Functioning sanitation systems are vital for healthy cities – but not every city can afford to have complex underground sewage systems. On World Toilet Day, Jack Sim, founder of the UN-affiliated WorldToilet.org, explores some interesting alternatives.
Since the pioneering and life-saving work of Bazalgette in 19th century London, sanitation systems have been based around the assumption that the provision of a network of underground pipes to remove sewage from individual properties is essential for a functioning system.
The problem with this as a solution is that the construction, operation and especially maintenance of underground sewer networks is prohibitively expensive for most cities in the global south.
Getting bogged down in trying to design and maintain cheaper underground sewer networks, or finding extra sources of finance, is not the answer.

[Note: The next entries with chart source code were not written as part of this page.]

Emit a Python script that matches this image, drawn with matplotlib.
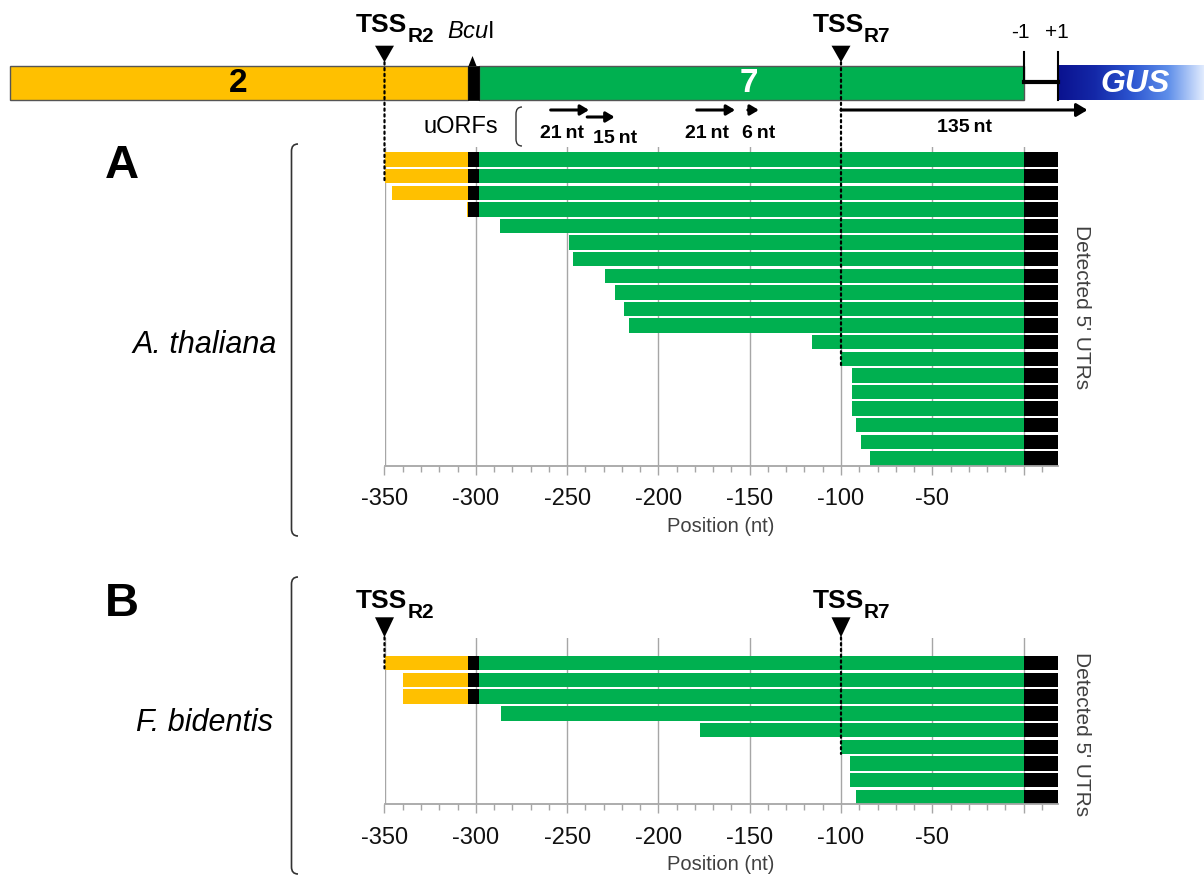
import numpy as np
import matplotlib
matplotlib.use("Agg")
import matplotlib.pyplot as plt
import matplotlib.ticker as ticker
from matplotlib.colors import LinearSegmentedColormap
from matplotlib.patches import Rectangle, Polygon, ConnectionPatch, PathPatch
from matplotlib.path import Path

plt.rcParams.update({
    "font.family": ["Liberation Sans", "DejaVu Sans"],
    "mathtext.fontset": "custom",
    "mathtext.rm": "Liberation Sans",
    "mathtext.it": "Liberation Sans:italic",
    "mathtext.bf": "Liberation Sans:bold",
    "axes.unicode_minus": False,
})

# ── data (positions in nt, relative to the GUS start codon) ─────────────
A_START = [-350, -350, -346, -305, -287, -249, -247, -229, -224, -219, -216,
           -116, -100, -94, -94, -94, -92, -89, -84]
B_START = [-350, -340, -340, -286, -177, -100, -95, -95, -92]
TSS_POS = [-350, -100]
TSS_NAME = ["R2", "R7"]
UORF_START = [-259, -239, -179, -151]
UORF_LEN = [21, 15, 21, 6]
LEADER_LEN = 135
EXON2_START = -555
BCUI = (-304, -298)
TAIL_END = 18.7
GUS_END = 99
XTICKS = [-350, -300, -250, -200, -150, -100, -50, 0]
XTICK_LABELS = ["-350", "-300", "-250", "-200", "-150", "-100", "-50", ""]

# ── style / layout ───────────────────────────────────────────────────────
YELLOW = "#FFC000"
GREEN = "#00B050"
GRID = "#a6a6a6"
TXT_GRAY = "#404040"
W, H = 1204, 879
PX0 = 384.5      # pixel of -350 nt
PPN = 1.826      # pixels per nt
X_MIN = -350
BAR_H = 0.86
GUS_CMAP = LinearSegmentedColormap.from_list(
    "gus", ["#0a128f", "#1428a8", "#2c55d0", "#5f8fea", "#e6efff"])

fig = plt.figure(figsize=(W / 100, H / 100), dpi=100)


def draw_panel(starts, top, bottom, pitch):
    right = PX0 + (TAIL_END - X_MIN) * PPN
    ax = fig.add_axes([PX0 / W, 1 - bottom / H, (right - PX0) / W, (bottom - top) / H])
    s = np.asarray(starts, dtype=float)
    rows = np.arange(len(s))
    yel_w = np.clip(BCUI[0] - s, 0, None)
    blk_left = np.maximum(s, BCUI[0])
    blk_w = np.clip(BCUI[1] - blk_left, 0, None)
    grn_left = np.maximum(s, BCUI[1])
    kw = dict(height=BAR_H, linewidth=0)
    ax.barh(rows, yel_w, left=s, color=YELLOW, **kw)
    ax.barh(rows, blk_w, left=blk_left, color="black", **kw)
    ax.barh(rows, 0 - grn_left, left=grn_left, color=GREEN, **kw)
    ax.barh(rows, TAIL_END, left=0, color="black", **kw)

    y_bot = len(s) - 1 + BAR_H / 2
    ax.set_ylim(y_bot, y_bot - (bottom - top) / pitch)
    ax.set_xlim(X_MIN, TAIL_END)
    ax.set_xticks(XTICKS)
    ax.set_xticklabels(XTICK_LABELS)
    ax.xaxis.set_minor_locator(ticker.MultipleLocator(10))
    ax.set_yticks([])
    ax.grid(axis="x", which="major", color=GRID, lw=1.0)
    ax.set_axisbelow(True)
    for sp in ("top", "right", "left"):
        ax.spines[sp].set_visible(False)
    ax.spines["bottom"].set_color(GRID)
    ax.spines["bottom"].set_linewidth(1.3)
    ax.tick_params(axis="x", which="major", length=6.5, width=1, color=GRID,
                   labelsize=17, pad=9, labelcolor="#111111")
    ax.tick_params(axis="x", which="minor", length=4.3, width=1, color=GRID)
    ax.set_xlabel("Position (nt)", fontsize=14.5, color=TXT_GRAY, labelpad=5)
    return ax


axA = draw_panel(A_START, 148, 466.5, 16.6)
axB = draw_panel(B_START, 639, 805, 16.7)

# overlay in (nt, pixel-from-top) for the gene map
ov = fig.add_axes([0, 0, 1, 1], zorder=5)
ov.axis("off")
# overlay in plain pixels for panel decorations
pxa = fig.add_axes([0, 0, 1, 1], zorder=4)
pxa.axis("off")
pxa.set_xlim(0, W)
pxa.set_ylim(H, 0)

# ── gene map ─────────────────────────────────────────────────────────────
ov.add_patch(Rectangle((EXON2_START, 66.7), BCUI[0] - EXON2_START, 34.3,
                       fc=YELLOW, ec="#555555", lw=1))
ov.add_patch(Rectangle((BCUI[1], 66.7), 0 - BCUI[1], 34.3,
                       fc=GREEN, ec="#555555", lw=1))
ov.add_patch(Rectangle((BCUI[0], 66.7), BCUI[1] - BCUI[0], 34.3, fc="black", ec="black", lw=0.5))
ov.add_patch(Polygon([(BCUI[0], 67), (BCUI[0] + 2.2, 57), (BCUI[0] + 4.4, 67)], fc="black"))
ov.text(-430, 84, "2", ha="center", va="center", fontsize=24, fontweight="bold")
ov.text(-150.5, 84, "7", ha="center", va="center", fontsize=24, fontweight="bold", color="white")
ov.text(-316, 38, r"$\mathit{Bcu}\mathrm{I}$", ha="left", va="baseline", fontsize=17)

# -1 / +1 junction and GUS
ov.plot([0, 0], [53, 83], color="black", lw=1.5)
ov.plot([0, TAIL_END], [83, 83], color="black", lw=3)
ov.plot([TAIL_END, TAIL_END], [53, 101], color="black", lw=1.5)
ov.imshow(np.linspace(0, 1, 256).reshape(1, -1), extent=[TAIL_END, GUS_END, 101, 66.7],
          aspect="auto", cmap=GUS_CMAP, zorder=1)
ov.text(61, 84, "GUS", ha="center", va="center", fontsize=23, fontweight="bold",
        fontstyle="italic", color="white")
ov.text(-1.5, 38, "-1", ha="center", va="baseline", fontsize=15)
ov.text(TAIL_END - 0.5, 38, "+1", ha="center", va="baseline", fontsize=15)

ov.set_xlim(X_MIN - PX0 / PPN, X_MIN + (W - PX0) / PPN)
ov.set_ylim(H, 0)

# uORFs
ov.text(-328.4, 127, "uORFs", ha="left", va="center", fontsize=17)
pxa.add_patch(PathPatch(Path([(522, 108), (516, 108), (516, 115), (516, 140), (516, 147), (522, 147)],
                             [Path.MOVETO, Path.CURVE3, Path.CURVE3, Path.LINETO, Path.CURVE3, Path.CURVE3]),
                        fc="none", ec="#333333", lw=1))
UORF_Y = [111, 118, 111, 111]
LBL_DX = [-4.5, 7.5, -5, 3]
LBL_Y = [133, 138.5, 133, 133]
arrow_kw = dict(arrowstyle="-|>,head_length=0.5,head_width=0.3", mutation_scale=10,
                lw=2.2, color="black", shrinkA=0, shrinkB=0)
for st, ln, y, dx, ly in zip(UORF_START, UORF_LEN, UORF_Y, LBL_DX, LBL_Y):
    ov.annotate("", xy=(st + ln, y), xytext=(st, y), arrowprops=arrow_kw)
    ov.text(st + ln / 2 + dx, ly, f"{ln}\u2009nt", ha="center", va="center",
            fontsize=14, fontweight="bold")
ov.annotate("", xy=(TSS_POS[1] + LEADER_LEN, 111), xytext=(TSS_POS[1], 111),
            arrowprops=dict(arrow_kw, mutation_scale=13))
ov.text(TSS_POS[1] + LEADER_LEN / 2, 127, f"{LEADER_LEN}\u2009nt", ha="center", va="center",
        fontsize=14, fontweight="bold")


# ── TSS markers + dotted guides ──────────────────────────────────────────
def tss_marker(tss, name, base, tri_top, tri_tip, ax, starts):
    ov.text(tss + 12.5, base, "TSS", ha="right", va="baseline", fontsize=19, fontweight="bold")
    ov.text(tss + 12.5, base + 10.5, name, ha="left", va="baseline", fontsize=15, fontweight="bold")
    ov.add_patch(Polygon([(tss - 5.2, tri_top), (tss + 5.2, tri_top), (tss, tri_tip)], fc="black"))
    last = max(i for i, s in enumerate(starts) if s <= tss)
    con = ConnectionPatch(xyA=(tss, tri_tip), coordsA=ov.transData,
                          xyB=(tss, last + BAR_H / 2), coordsB=ax.transData,
                          ls=(0, (1, 1.6)), lw=1.6, color="black", zorder=10)
    fig.add_artist(con)


for tss, name in zip(TSS_POS, TSS_NAME):
    tss_marker(tss, name, 32, 46.7, 63.3, axA, A_START)
    tss_marker(tss, name, 608, 618.3, 638.3, axB, B_START)

# ── panel decorations ────────────────────────────────────────────────────
def bracket(y0, y1, x=291.5, hook=6.5):
    verts = [(x + hook, y0), (x, y0), (x, y0 + 7), (x, y1 - 7), (x, y1), (x + hook, y1)]
    codes = [Path.MOVETO, Path.CURVE3, Path.CURVE3, Path.LINETO, Path.CURVE3, Path.CURVE3]
    pxa.add_patch(PathPatch(Path(verts, codes), fc="none", ec="#333333", lw=1.2))


bracket(145, 537)
bracket(578, 875)
pxa.text(122, 166, "A", ha="center", va="center", fontsize=34, fontweight="bold")
pxa.text(122, 604, "B", ha="center", va="center", fontsize=34, fontweight="bold")
pxa.text(277, 345, "A. thaliana", ha="right", va="center", fontsize=22, fontstyle="italic")
pxa.text(273, 723, "F. bidentis", ha="right", va="center", fontsize=22, fontstyle="italic")
pxa.text(1082, 307, "Detected 5' UTRs", ha="center", va="center", rotation=270,
         fontsize=15, color=TXT_GRAY)
pxa.text(1082, 734, "Detected 5' UTRs", ha="center", va="center", rotation=270,
         fontsize=15, color=TXT_GRAY)

fig.savefig("out.png", dpi=100)
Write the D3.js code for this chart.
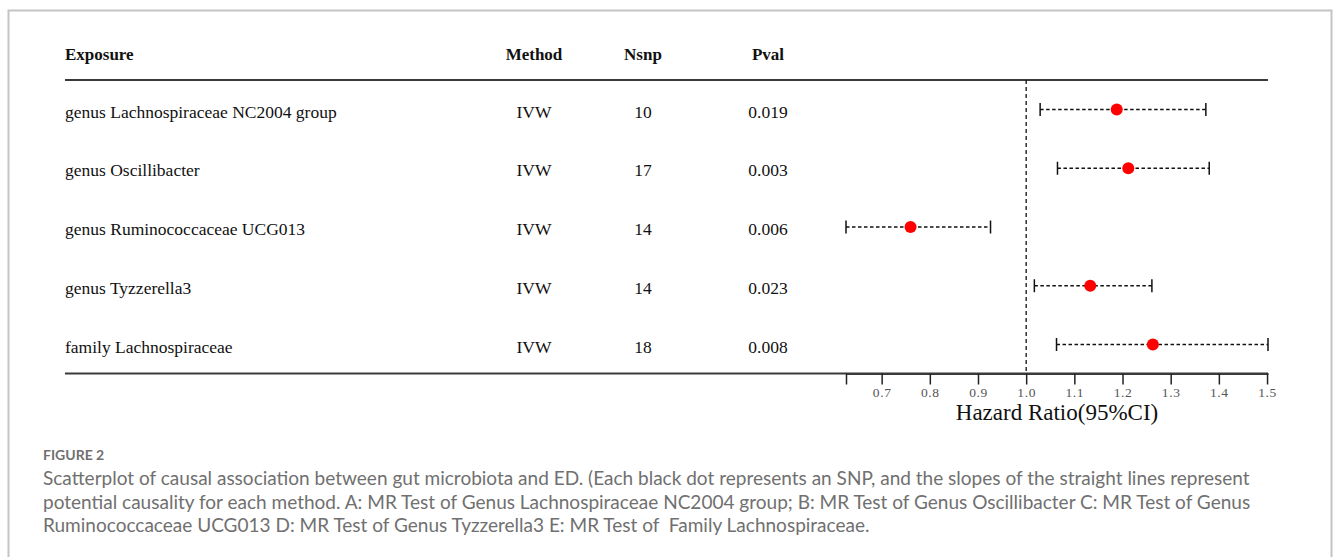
<!DOCTYPE html>
<html>
<head>
<meta charset="utf-8">
<script src="https://cdn.jsdelivr.net/npm/d3@7"></script>
<style>
  body { margin: 0; background: #fff; }
  .head { font-family: "Liberation Serif", "Times New Roman", serif; font-weight: bold; font-size: 17px; fill: #111; }
  .cell { font-family: "Liberation Serif", "Times New Roman", serif; font-size: 17.5px; fill: #111; }
  .caption { font-family: Lato, "Open Sans", sans-serif; fill: #707070; }
</style>
</head>
<body>
<div id="chart"></div>
<script>
const exposures = [
  "genus Lachnospiraceae NC2004 group",
  "genus Oscillibacter",
  "genus Ruminococcaceae UCG013",
  "genus Tyzzerella3",
  "family Lachnospiraceae"
];
const methods = ["IVW", "IVW", "IVW", "IVW", "IVW"];
const nsnp = [10, 17, 14, 14, 18];
const pvals = ["0.019", "0.003", "0.006", "0.023", "0.008"];
const hr = [1.188, 1.212, 0.760, 1.133, 1.263];
const ciLow = [1.029, 1.065, 0.626, 1.017, 1.063];
const ciHigh = [1.373, 1.380, 0.926, 1.261, 1.502];
const hrTicks = [0.7, 0.8, 0.9, 1.0, 1.1, 1.2, 1.3, 1.4, 1.5];
const headers = ["Exposure", "Method", "Nsnp", "Pval"];
const captionTitle = "FIGURE 2";
const captionLines = [
  "Scatterplot of causal association between gut microbiota and ED. (Each black dot represents an SNP, and the slopes of the straight lines represent",
  "potential causality for each method. A: MR Test of Genus Lachnospiraceae NC2004 group; B: MR Test of Genus Oscillibacter C: MR Test of Genus",
  "Ruminococcaceae UCG013 D: MR Test of Genus Tyzzerella3 E: MR Test of  Family Lachnospiraceae."
];

const W = 1333, H = 557;
const svg = d3.select("#chart").append("svg")
    .attr("width", W)
    .attr("height", H);

// frame round the figure
svg.append("rect")
    .attr("x", 8.5).attr("y", 10.5)
    .attr("width", 1323).attr("height", 600)
    .attr("fill", "none")
    .attr("stroke", "#c4c4c4")
    .attr("stroke-width", 2);

const rows = exposures.map((e, i) => ({
    exposure: e, method: methods[i], nsnp: nsnp[i], pval: pvals[i],
    hr: hr[i], lo: ciLow[i], hi: ciHigh[i]
}));

const x = d3.scaleLinear()
    .domain([d3.min(ciLow), d3.max(ciHigh)])
    .range([846, 1268]);

const y = d3.scalePoint()
    .domain(exposures)
    .range([109.5, 344.5]);

const tableLeft = 65, tableRight = 1268;
const headY = 60, headRule = 80, bottomRule = 373.5;
const colX = {Method: 534, Nsnp: 643, Pval: 768};

// header
svg.append("text").attr("class", "head")
    .attr("x", tableLeft).attr("y", headY).text(headers[0]);
headers.slice(1).forEach(h => {
    svg.append("text").attr("class", "head")
        .attr("x", colX[h]).attr("y", headY)
        .attr("text-anchor", "middle").text(h);
});

svg.append("line")
    .attr("x1", tableLeft).attr("x2", tableRight)
    .attr("y1", headRule).attr("y2", headRule)
    .attr("stroke", "#3a3a3a").attr("stroke-width", 2);

// table cells
const rowG = svg.selectAll(".row")
    .data(rows)
    .enter()
    .append("g")
    .attr("class", "row")
    .attr("transform", d => `translate(0, ${y(d.exposure) + 8})`);

rowG.append("text").attr("class", "cell")
    .attr("x", tableLeft).text(d => d.exposure);
rowG.append("text").attr("class", "cell")
    .attr("x", colX.Method).attr("text-anchor", "middle").text(d => d.method);
rowG.append("text").attr("class", "cell")
    .attr("x", colX.Nsnp).attr("text-anchor", "middle").text(d => d.nsnp);
rowG.append("text").attr("class", "cell")
    .attr("x", colX.Pval).attr("text-anchor", "middle").text(d => d.pval);

// reference line at HR = 1
svg.append("line")
    .attr("x1", x(1)).attr("x2", x(1))
    .attr("y1", headRule).attr("y2", bottomRule)
    .attr("stroke", "#111")
    .attr("stroke-width", 1.3)
    .attr("stroke-dasharray", "4,3");

// confidence intervals
const ci = svg.selectAll(".ci")
    .data(rows)
    .enter()
    .append("g")
    .attr("class", "ci");

ci.append("line")
    .attr("x1", d => x(d.lo)).attr("x2", d => x(d.hi))
    .attr("y1", d => y(d.exposure)).attr("y2", d => y(d.exposure))
    .attr("stroke", "#111")
    .attr("stroke-width", 1.3)
    .attr("stroke-dasharray", "3.5,2.5");

["lo", "hi"].forEach(k => {
    ci.append("line")
        .attr("x1", d => x(d[k])).attr("x2", d => x(d[k]))
        .attr("y1", d => y(d.exposure) - 6.5).attr("y2", d => y(d.exposure) + 6.5)
        .attr("stroke", "#111")
        .attr("stroke-width", 1.5);
});

ci.append("circle")
    .attr("cx", d => x(d.hr))
    .attr("cy", d => y(d.exposure))
    .attr("r", 6)
    .attr("fill", "#ff0000");

// bottom rule of the table
svg.append("line")
    .attr("x1", tableLeft).attr("x2", tableRight)
    .attr("y1", bottomRule).attr("y2", bottomRule)
    .attr("stroke", "#3a3a3a").attr("stroke-width", 2);

// x axis
const axis = svg.append("g")
    .attr("class", "axis")
    .attr("transform", `translate(0, ${bottomRule})`)
    .call(d3.axisBottom(x)
        .tickValues([x.domain()[0], ...hrTicks])
        .tickFormat(d => hrTicks.includes(d) ? d3.format(".1f")(d) : "")
        .tickSize(11)
        .tickSizeOuter(0)
        .tickPadding(3));

axis.select(".domain")
    .attr("stroke", "#3a3a3a").attr("stroke-width", 2);
axis.selectAll(".tick line")
    .attr("stroke", "#222").attr("stroke-width", 1.5);
axis.selectAll(".tick text")
    .style("font-family", "Liberation Serif, Times New Roman, serif")
    .style("font-size", "13.5px")
    .style("letter-spacing", "0.6px")
    .attr("fill", "#555");

svg.append("text")
    .attr("x", (x.range()[0] + x.range()[1]) / 2)
    .attr("y", 420)
    .attr("text-anchor", "middle")
    .attr("font-family", "Liberation Serif, Times New Roman, serif")
    .attr("font-size", 23)
    .attr("fill", "#111")
    .text("Hazard Ratio(95%CI)");

// caption
svg.append("text")
    .attr("class", "caption")
    .attr("x", 43).attr("y", 460)
    .attr("font-size", 14)
    .attr("font-weight", "bold")
    .attr("fill", "#858585")
    .text(captionTitle);

const cap = svg.selectAll(".capline")
    .data(captionLines)
    .enter()
    .append("text")
    .attr("class", "caption capline")
    .attr("x", 43)
    .attr("y", (d, i) => 485 + i * 23.5)
    .attr("font-size", 17)
    .attr("xml:space", "preserve")
    .style("white-space", "pre")
    .text(d => d);

// fit the caption size so the first line runs to the same right edge
const firstLen = cap.node().getComputedTextLength();
const capSize = 17 * 1208 / firstLen;
cap.attr("font-size", capSize);
</script>
</body>
</html>
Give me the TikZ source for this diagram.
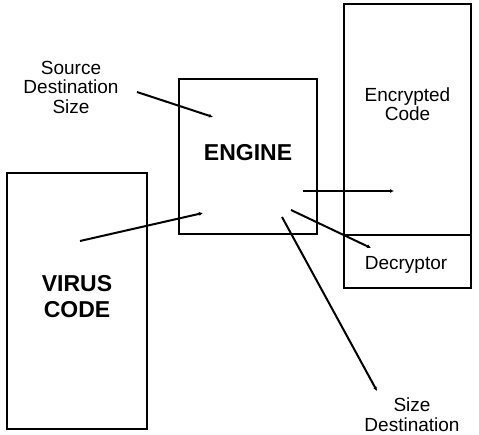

Instead, what’s starting to work – and at increasing scale – is a different approach. It involves identifying all the functions that need to be performed, the existing components in each specific location, the needs and potential contributions of all stakeholders, and then re-combining those components to align the economic incentives of all stakeholders in culturally-appropriate ways.
From taboo to new renewable resource
Recognising the inherent value of human faeces as inputs for either fuel (via anaerobic digestion) or compost enables a different train of thinking, design, and infrastructure provision.
Rather than relying on ‘high cost, high maintenance’ sewage pipes to remove a flow of combined human waste, separating out the faeces right from the start enables different forms of economic value to be created and exchanged.
This means that, potentially, users of toilets are inevitably producing a valuable resource on an ongoing basis.
Hence the economic cost of toilet and sanitation provision can be shared affordably through new business models involving a different grouping of stakeholders: toilet users, collectors of human faeces including those traditionally doing dangerous latrine-emptying work, energy-producing plants, compost producers, designers and providers of appropriate toilets with easy collection features, and transport providers.
Knock-on benefits
So why is this good news for the overall cost of urban infrastructure in the global south?
Transforming sanitation is critical to good health and good social outcomes, and hence to good economic outcomes.
Investing in infrastructure in areas where there’s no sanitation provision, and therefore high incidence of preventable serious disease and death, is a difficult case to argue, which increases the cost of finance.
But since low cost and self-sustaining methods of providing sanitation now exist, human health in many urban areas of the global South can now be significantly and permanently improved.
In turn, this makes achieving an ROI on other forms of infrastructure investment far more likely, reducing that cost.
New opportunity: one third of the world’s population?
Given that 2.4 billion people – yes, one third of the world’s population – still lack access to decent sanitation, and 900 million have no access at all, the potential opportunity for transformation via new viable business models is extremely large.
Given the enthusiastic support for the UN’s SDGs (Sustainable Development Goals) at the first Global Engineering Congress recently, it will be great to see the infrastructure sector step up to the opportunity.
Food for thought I hope, wherever we may be sitting this World Toilet Day.